Information shown:
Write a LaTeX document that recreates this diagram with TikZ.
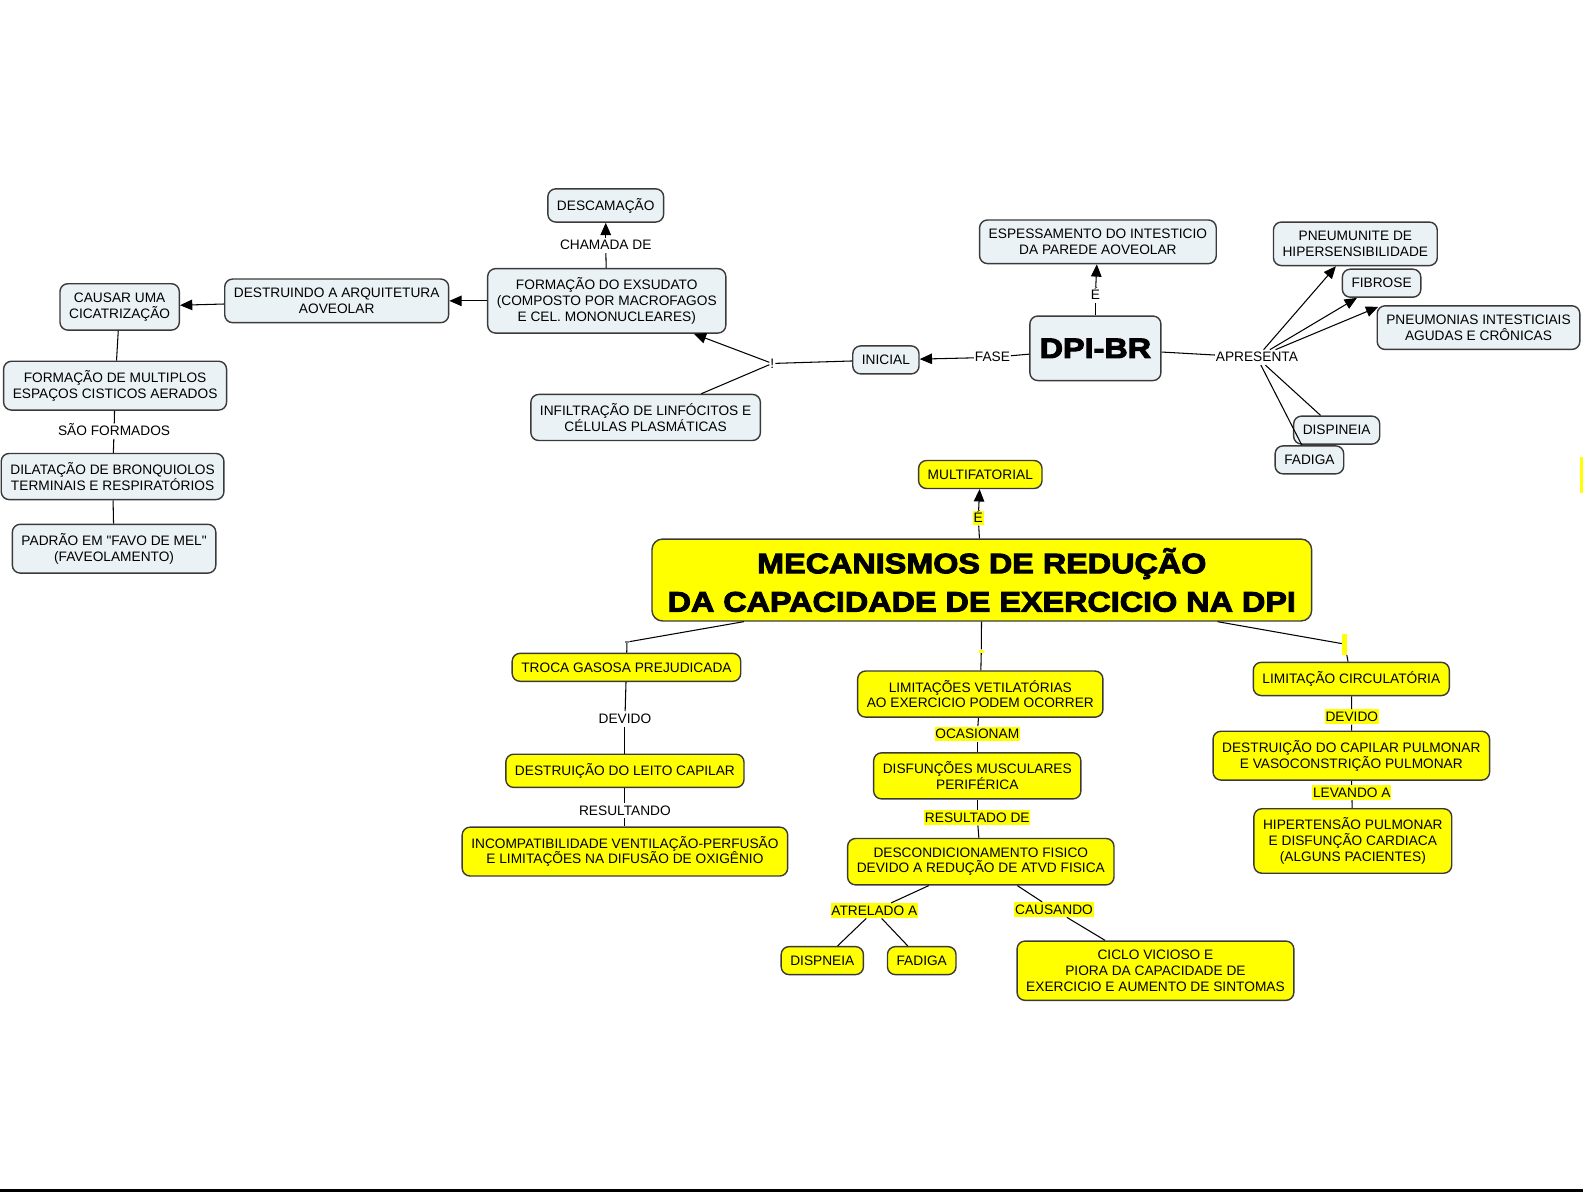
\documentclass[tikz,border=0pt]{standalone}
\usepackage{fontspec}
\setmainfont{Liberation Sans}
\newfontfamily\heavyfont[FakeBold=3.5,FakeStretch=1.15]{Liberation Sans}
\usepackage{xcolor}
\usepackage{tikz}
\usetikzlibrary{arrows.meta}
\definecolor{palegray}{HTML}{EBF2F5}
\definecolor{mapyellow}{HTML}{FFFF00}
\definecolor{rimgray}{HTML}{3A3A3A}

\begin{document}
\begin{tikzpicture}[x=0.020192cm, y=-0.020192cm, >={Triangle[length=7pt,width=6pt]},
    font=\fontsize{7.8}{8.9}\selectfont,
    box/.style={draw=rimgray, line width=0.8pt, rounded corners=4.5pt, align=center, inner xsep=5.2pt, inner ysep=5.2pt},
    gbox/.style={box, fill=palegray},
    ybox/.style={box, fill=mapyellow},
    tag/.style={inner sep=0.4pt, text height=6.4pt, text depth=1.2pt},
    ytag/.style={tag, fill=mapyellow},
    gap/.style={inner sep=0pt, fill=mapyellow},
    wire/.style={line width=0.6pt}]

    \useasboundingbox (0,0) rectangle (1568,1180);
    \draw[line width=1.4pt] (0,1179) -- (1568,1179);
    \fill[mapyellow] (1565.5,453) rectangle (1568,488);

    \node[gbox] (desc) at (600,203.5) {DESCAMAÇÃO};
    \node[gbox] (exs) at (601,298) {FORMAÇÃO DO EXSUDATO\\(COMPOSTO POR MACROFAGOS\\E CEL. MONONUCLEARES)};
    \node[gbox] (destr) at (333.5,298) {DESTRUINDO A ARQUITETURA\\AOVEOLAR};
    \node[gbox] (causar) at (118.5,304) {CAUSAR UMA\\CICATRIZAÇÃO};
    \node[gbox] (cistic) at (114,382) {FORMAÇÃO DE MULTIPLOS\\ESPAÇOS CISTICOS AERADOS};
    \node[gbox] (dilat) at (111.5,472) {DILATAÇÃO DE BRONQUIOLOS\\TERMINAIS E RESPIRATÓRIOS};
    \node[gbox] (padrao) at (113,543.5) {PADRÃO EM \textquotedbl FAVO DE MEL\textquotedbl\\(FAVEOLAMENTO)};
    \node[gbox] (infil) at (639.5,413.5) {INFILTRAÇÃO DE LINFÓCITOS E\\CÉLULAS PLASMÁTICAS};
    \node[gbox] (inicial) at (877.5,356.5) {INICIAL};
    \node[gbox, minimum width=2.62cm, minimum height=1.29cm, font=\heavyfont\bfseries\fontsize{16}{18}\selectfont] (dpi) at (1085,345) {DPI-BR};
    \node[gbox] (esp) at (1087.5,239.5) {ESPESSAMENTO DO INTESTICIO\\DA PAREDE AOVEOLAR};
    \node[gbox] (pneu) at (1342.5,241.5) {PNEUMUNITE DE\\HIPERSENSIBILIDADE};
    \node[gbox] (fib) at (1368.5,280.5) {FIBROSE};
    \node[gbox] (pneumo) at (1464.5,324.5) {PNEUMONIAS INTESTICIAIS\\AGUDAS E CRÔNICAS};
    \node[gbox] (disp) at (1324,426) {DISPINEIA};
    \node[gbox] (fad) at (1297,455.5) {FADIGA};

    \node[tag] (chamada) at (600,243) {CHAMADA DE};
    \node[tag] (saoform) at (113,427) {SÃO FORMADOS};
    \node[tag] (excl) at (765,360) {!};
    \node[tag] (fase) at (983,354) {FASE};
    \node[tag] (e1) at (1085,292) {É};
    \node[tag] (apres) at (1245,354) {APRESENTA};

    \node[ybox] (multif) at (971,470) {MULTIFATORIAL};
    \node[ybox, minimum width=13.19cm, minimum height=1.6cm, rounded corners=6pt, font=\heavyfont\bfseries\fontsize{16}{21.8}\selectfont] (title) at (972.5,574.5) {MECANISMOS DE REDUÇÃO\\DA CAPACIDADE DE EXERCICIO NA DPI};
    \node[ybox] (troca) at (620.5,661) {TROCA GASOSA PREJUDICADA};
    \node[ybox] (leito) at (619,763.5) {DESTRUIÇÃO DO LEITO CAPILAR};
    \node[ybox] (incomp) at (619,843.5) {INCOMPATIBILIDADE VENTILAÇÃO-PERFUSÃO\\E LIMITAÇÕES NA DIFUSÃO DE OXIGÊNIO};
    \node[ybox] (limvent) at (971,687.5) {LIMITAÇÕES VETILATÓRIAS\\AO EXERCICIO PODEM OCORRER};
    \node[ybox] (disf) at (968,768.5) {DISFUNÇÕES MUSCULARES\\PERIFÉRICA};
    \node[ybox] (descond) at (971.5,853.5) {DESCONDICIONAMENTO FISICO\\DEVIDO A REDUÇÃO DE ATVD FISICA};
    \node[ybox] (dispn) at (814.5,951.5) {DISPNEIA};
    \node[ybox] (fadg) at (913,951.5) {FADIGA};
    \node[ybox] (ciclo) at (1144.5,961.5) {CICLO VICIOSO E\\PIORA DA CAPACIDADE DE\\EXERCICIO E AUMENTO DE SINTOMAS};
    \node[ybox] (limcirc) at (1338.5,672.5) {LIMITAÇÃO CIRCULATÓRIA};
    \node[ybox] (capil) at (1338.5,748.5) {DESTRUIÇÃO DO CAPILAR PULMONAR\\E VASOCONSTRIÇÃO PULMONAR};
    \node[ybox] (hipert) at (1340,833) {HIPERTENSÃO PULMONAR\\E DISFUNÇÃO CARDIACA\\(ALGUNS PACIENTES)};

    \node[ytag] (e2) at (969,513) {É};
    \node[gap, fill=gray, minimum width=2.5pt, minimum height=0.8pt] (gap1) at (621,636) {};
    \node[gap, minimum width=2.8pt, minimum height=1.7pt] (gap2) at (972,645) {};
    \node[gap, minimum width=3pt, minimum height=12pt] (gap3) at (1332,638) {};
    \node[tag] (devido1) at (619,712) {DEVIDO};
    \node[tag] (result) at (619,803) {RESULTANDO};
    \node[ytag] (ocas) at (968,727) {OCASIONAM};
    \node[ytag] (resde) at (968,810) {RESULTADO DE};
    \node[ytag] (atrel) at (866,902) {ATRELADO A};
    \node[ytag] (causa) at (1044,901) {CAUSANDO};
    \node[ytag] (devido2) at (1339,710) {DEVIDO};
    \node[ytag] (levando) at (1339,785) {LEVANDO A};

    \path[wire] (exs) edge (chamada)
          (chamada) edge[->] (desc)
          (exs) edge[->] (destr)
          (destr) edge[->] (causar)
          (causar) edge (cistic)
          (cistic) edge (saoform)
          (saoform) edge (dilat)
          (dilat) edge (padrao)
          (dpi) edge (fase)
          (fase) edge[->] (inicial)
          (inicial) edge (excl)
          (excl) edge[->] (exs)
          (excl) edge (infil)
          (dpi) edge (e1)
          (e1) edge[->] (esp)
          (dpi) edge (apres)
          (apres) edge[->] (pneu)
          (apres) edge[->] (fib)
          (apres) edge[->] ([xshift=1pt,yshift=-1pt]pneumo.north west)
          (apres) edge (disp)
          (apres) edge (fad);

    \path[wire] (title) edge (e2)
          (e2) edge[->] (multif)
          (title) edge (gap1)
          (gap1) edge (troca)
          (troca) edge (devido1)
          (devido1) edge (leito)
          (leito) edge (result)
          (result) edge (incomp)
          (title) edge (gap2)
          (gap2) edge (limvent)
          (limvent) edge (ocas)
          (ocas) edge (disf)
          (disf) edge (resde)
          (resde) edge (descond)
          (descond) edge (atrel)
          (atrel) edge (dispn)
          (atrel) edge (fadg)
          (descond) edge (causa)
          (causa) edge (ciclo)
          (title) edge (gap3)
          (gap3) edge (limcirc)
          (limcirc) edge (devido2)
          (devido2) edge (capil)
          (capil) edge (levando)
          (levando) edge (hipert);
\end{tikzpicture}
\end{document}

Short task: Please reproduce the listing exactly from its opening line through the line that contains "(1565.5,453) rectangle (1568,488);", both included, with all pictures omitted.

Answer for the task:
Write a LaTeX document that recreates this diagram with TikZ.
\documentclass[tikz,border=0pt]{standalone}
\usepackage{fontspec}
\setmainfont{Liberation Sans}
\newfontfamily\heavyfont[FakeBold=3.5,FakeStretch=1.15]{Liberation Sans}
\usepackage{xcolor}
\usepackage{tikz}
\usetikzlibrary{arrows.meta}
\definecolor{palegray}{HTML}{EBF2F5}
\definecolor{mapyellow}{HTML}{FFFF00}
\definecolor{rimgray}{HTML}{3A3A3A}

\begin{document}
\begin{tikzpicture}[x=0.020192cm, y=-0.020192cm, >={Triangle[length=7pt,width=6pt]},
    font=\fontsize{7.8}{8.9}\selectfont,
    box/.style={draw=rimgray, line width=0.8pt, rounded corners=4.5pt, align=center, inner xsep=5.2pt, inner ysep=5.2pt},
    gbox/.style={box, fill=palegray},
    ybox/.style={box, fill=mapyellow},
    tag/.style={inner sep=0.4pt, text height=6.4pt, text depth=1.2pt},
    ytag/.style={tag, fill=mapyellow},
    gap/.style={inner sep=0pt, fill=mapyellow},
    wire/.style={line width=0.6pt}]

    \useasboundingbox (0,0) rectangle (1568,1180);
    \draw[line width=1.4pt] (0,1179) -- (1568,1179);
    \fill[mapyellow] (1565.5,453) rectangle (1568,488);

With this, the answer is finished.